As Hurricane Florence recently swept through the Carolinas and other areas of the east, it brought mass destruction both on a local and national level.
Hurricane Florence began forming off the coast of Africa in the Cabo Verde Islands as a Category 1 storm. However, as it traveled across the Atlantic it developed into a Category 4. It made landfall in Wrightsville Beach, North Carolina, on Sept.
14 at 7:15 a.m. and caused devastation up the east coast. According to The Weather Channel, the storm’s rainfall broke records in towns through the Carolinas; Elizabethtown, North Carolina, received 36 inches of rain.

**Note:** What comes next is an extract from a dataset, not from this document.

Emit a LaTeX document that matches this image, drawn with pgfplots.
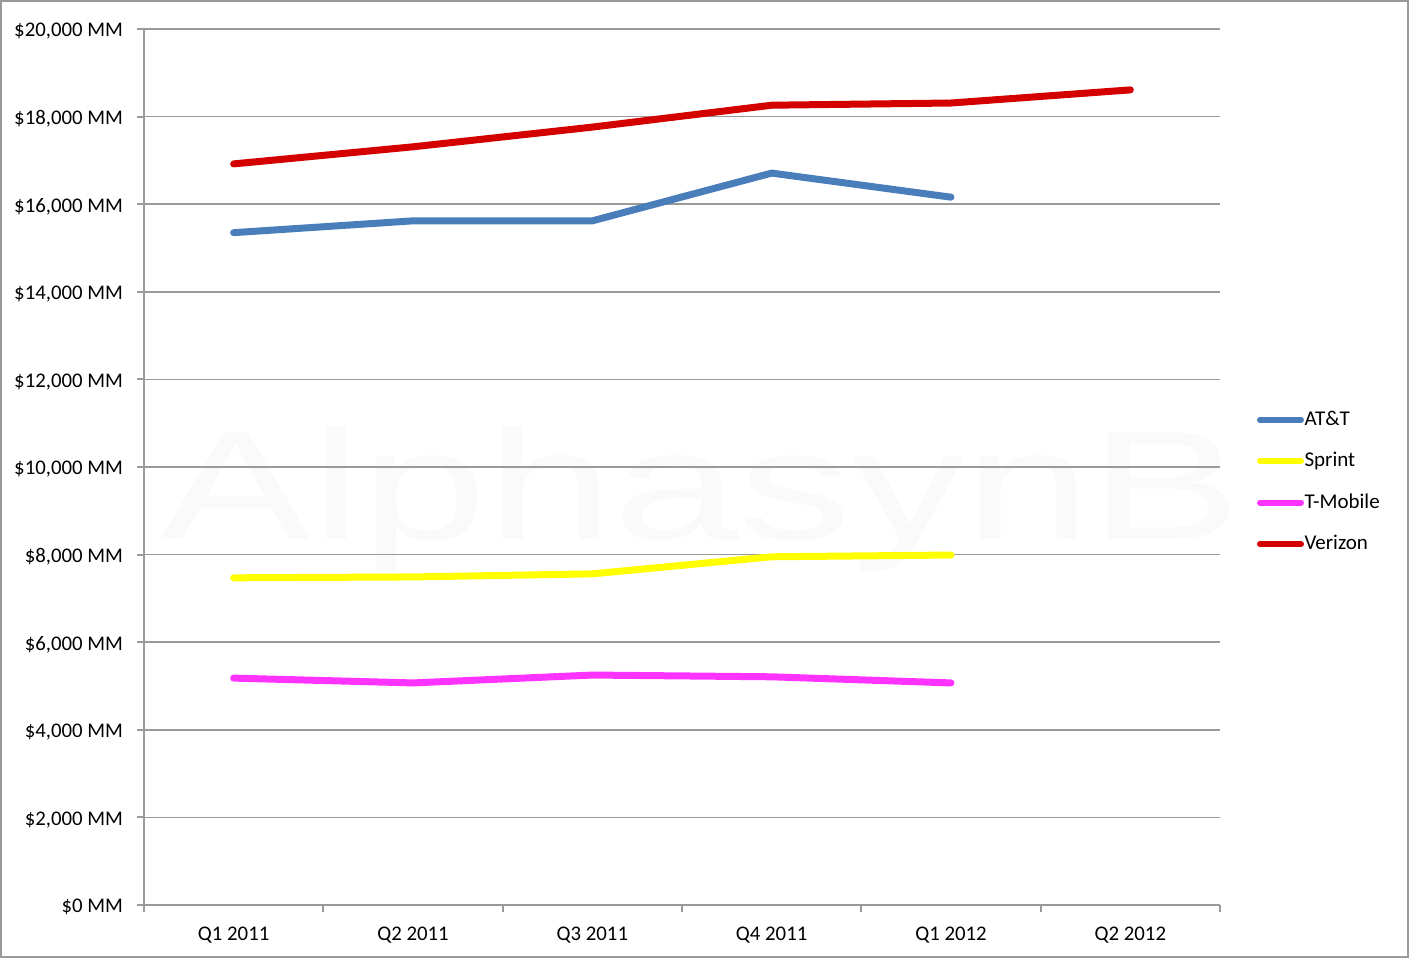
\documentclass[border=0pt]{standalone}
\usepackage{pgfplots}
\pgfplotsset{compat=1.18}
\usepackage{fontspec}
\setmainfont{Carlito}
\newfontfamily\wmfont{Liberation Sans}
\definecolor{att}{HTML}{4A7EBB}
\definecolor{sprint}{HTML}{FFFF00}
\definecolor{tmo}{HTML}{FF33FF}
\definecolor{vzw}{HTML}{D40000}
\definecolor{axgray}{HTML}{9A9A9A}
\begin{document}
\begin{tikzpicture}[x=1pt,y=1pt]
\node[text=gray!4, font=\wmfont\fontsize{78}{78}\selectfont, anchor=base west, inner sep=0pt, xscale=1.45] at (8pt,182.5pt) {AlphasynB};
\begin{axis}[
  scale only axis,
  width=538pt, height=438pt,
  xmin=-0.5, xmax=5.5, ymin=0, ymax=20000,
  axis x line*=bottom, axis y line*=left,
  axis line style={axgray, line width=1pt},
  xtick={0,...,5},
  xticklabels={Q1 2011,Q2 2011,Q3 2011,Q4 2011,Q1 2012,Q2 2012},
  minor xtick={-0.5,0.5,...,5.5},
  ytick={0,2000,...,20000},
  ymajorgrids,
  major grid style={axgray, line width=0.8pt},
  tick style={axgray, line width=1pt},
  major x tick style={draw=none},
  tick align=outside,
  major tick length=3.5pt, minor tick length=3.5pt,
  scaled y ticks=false,
  yticklabel={\$\pgfmathprintnumber[assume math mode=true,1000 sep={,}]{\tick} MM},
  ticklabel style={font=\fontsize{10.4}{12.5}\selectfont, text=black},
  yticklabel style={xshift=-3.5pt, yshift=-1.2pt},
  xticklabel style={yshift=-4pt},
  legend style={draw=none, fill=none, at={(1.034,0.483)}, anchor=west, inner sep=0pt,
    font=\fontsize{10.5}{12.5}\selectfont, row sep=11.4pt, nodes={inner sep=0.3pt}},
  legend cell align=left,
  legend image code/.code={\draw[#1, line width=3pt, line cap=round] (0pt,0pt) -- (20.5pt,0pt);},
  every axis plot/.append style={line width=3.5pt, line join=round, line cap=round},
  clip=false,
]
\addplot[att] coordinates {(0,15350) (1,15620) (2,15620) (3,16710) (4,16160)};
\addlegendentry{AT\&T}
\addplot[sprint] coordinates {(0,7470) (1,7490) (2,7560) (3,7950) (4,7990)};
\addlegendentry{Sprint}
\addplot[tmo] coordinates {(0,5180) (1,5070) (2,5250) (3,5210) (4,5070)};
\addlegendentry{T-Mobile}
\addplot[vzw] coordinates {(0,16920) (1,17310) (2,17760) (3,18260) (4,18310) (5,18610)};
\addlegendentry{Verizon}
\end{axis}
\draw[axgray, line width=1pt] (-71.5pt,-26pt) rectangle (632pt,452pt);
\end{tikzpicture}
\end{document}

According to the New York Times, Hurricane Florence took the lives of 43 people. As well as that, many animals were left behind due to refuge shelters not being able to support the influx of pets. However, shelters across the country have offered to help house animals during hurricane season. In some large scale cases, whole farms along with their animals were hurt by the flood. According to The Guardian, over 100 farm animals such as cows, chickens, horses and pigs have died in the storm.
“This is devastating,” Lily Nunes, sophomore, said. “Those animals did not deserve to die, but they had no other [option].”
Hurricane cleanup is currently underway with locals and people from all over the world lending a hand to clean up, which involves cleaning up houses after floods, picking up fallen trees and counting losses.
“I have family in the Carolinas,” Nunes said. “I wish I could go out and help them. [According to my family, many] houses are completely destroyed. It’s sad to hear. They don’t deserve [what happened to them].”
As stated by, the New York Times, every time a hurricane sweeps through America, most citizens have a heavy weight of sympathy in their hearts. The repercussions are not limited to the site of the incident. Hurricanes bring widespread weather extremes, causing thunderstorms to hit towns like Kirkwood. Flooding even occurred in flat-plained, rural areas of Missouri. As natural disasters hit gas prices go up. According to NBC , gas prices usually rise throughout the nation; when a hurricane storms through. As reported by, the Federal Bank of St. Louis, this is due to the fact that hurricanes often hit a gas-refining region, which disrupts the output for a short amount of time.
Hurricane Florence not only affected locals, but most american people, hitting some hard in their towns and others in their hearts.